As I mentioned a bit earlier, this past Friday is a strong contender for best day. Another project I will be working on over the summer is going through the museum’s library to decide which books are essential to the collection and which could easily be found elsewhere. The Higgins announced in April that it will be closing its doors at the end of this year, and transferring the core of its collections to the Worcester Art Museum. In preparation, much of the work being done at the museum currently, including my work in the library, involves finding that core. Now, to explain why I found this day so exciting, it is important to know that I love books, especially old history books, and that I love languages. It’s an inherited obsession: last summer on vacation in Maine, my family found a tiny antique book shop. An hour and a half later, my mother had to ask the owner to go find my dad and me, because the dog was getting anxious sitting with just her outside and my brother had gotten bored a while ago. The Higgins library, covering mostly topics of armor, weaponry, metalwork, and the people and battles surrounding them, is chock full of really old history books, as well as many in German, French, and other languages. In order to decide which books stayed and which went, I needed to know what was in them. I took liberally the instruction to look through each book “enough to make a call.” Initially, I felt a little bad about getting distracted, until my supervisor came in to check on me, started reading through a book, and then abruptly handed it to me saying, “I wish I had time to get distracted. You get distracted for me.” I gladly complied.

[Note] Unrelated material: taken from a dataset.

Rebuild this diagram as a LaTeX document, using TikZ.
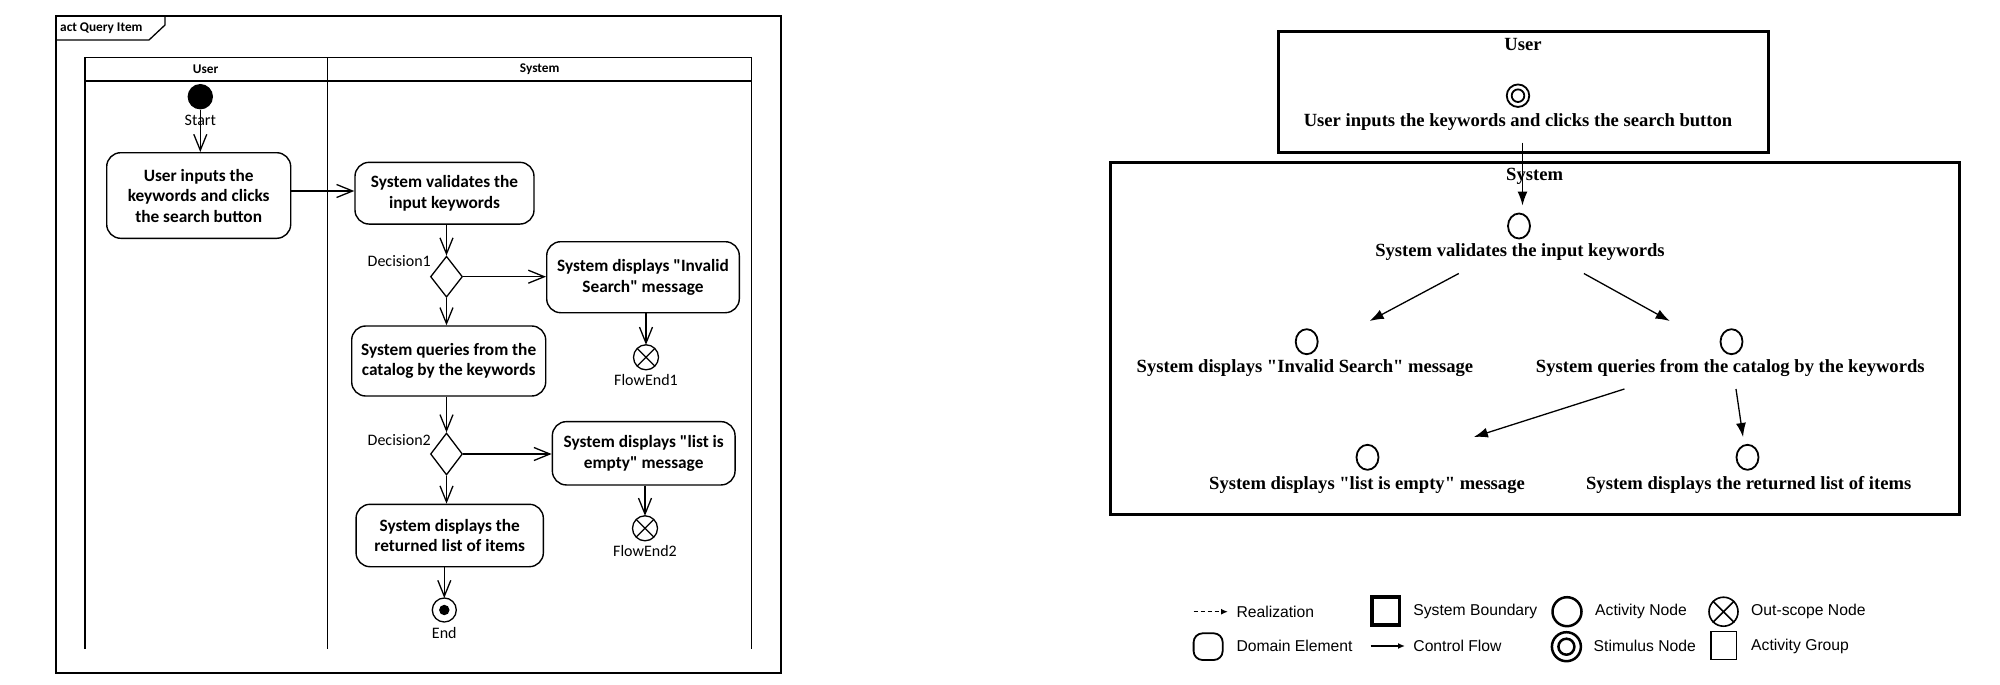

My work hasn’t been all books, however. I got to look on one day as the curatorial and conservation staff looked over a full suit of armor to weigh its merits as part of the “core” collection. (It passed, despite having mismatched gauntlets, because of a relatively rare type of pauldron, or shoulder piece.) I was also invited this Saturday to practice with some students of rapier and dagger fighting at the Higgins. I had hoped that my experience fencing would be helpful, as the modern sport is descended from historical rapier and smallsword techniques, but quickly discovered that it only gave me a starting idea of how to stand. First off, the rapier is much heavier than a fencing sword. This means both that it must be held differently, and that the small, quick movements I am used to relying on simply were not feasible. In addition, the dagger means that the non-dominant hand, which is only used for balance in modern fencing, now must be used for defensive blocks, and even for attacking. Still, I highly enjoyed spending the morning working at trying to work against my instincts.
In the next few weeks, I look forward to continuing work in the library (I’ve only finished one bookcase), and with the archives and audio-visual files. In addition, I will be working on the photographic documentation of the museum and its exhibits in their last incarnation as the Higgins Armory Museum.